The year New Yorkers went nuts for pink, rediscovered 1980s postmodernism and made design political, reports Sam Eichblatt

Why New York’s annual design event featured pink, politics and postmodernism

If 2016 was the year a particular shade of retro-vibe pastel became Millennial Pink, then we hit Peak Pink in 2017. At this year’s NYC x Design – the three-month design festival that includes the ‘luxury furniture’ festival ICFF – the shade was everywhere. Its continued relevance and association with gender fluidity was even the subject of a New York feature.

The blush obsession dovetails neatly with young designers’ rediscovery of the Memphis Group, the short-lived Pop Art-inspired 1980s movement led by Ettore Sottsass. Away from the social-media frenzy, however, other designers (many of them working outside the main centres)are quietly producing work that draws on the country’s industrial-design heritage, Shaker-style craft, and sustainable production to establish a pragmatic, timeless American design vernacular.

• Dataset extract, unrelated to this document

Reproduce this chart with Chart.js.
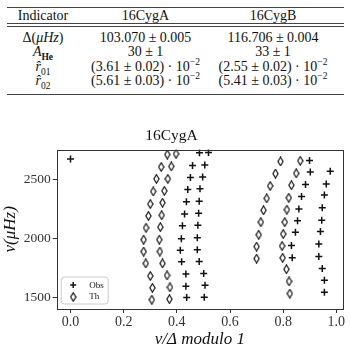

In response to the current political climate, some designers withdrew from large commercial events in favour of smaller, more maker-focused shows such as Site Unseen. Others, such as Egg Collective, the star of last year’s festival, worked with an alternative voice in Designing Women NYC, and Chelsea’s Chamber Gallery offered outright dissent with a roster of female- and female-identifying artists in Room with its Own Rules, the “parallel, post-patriarchal reality in which an all-female show is a normal phenomenon”.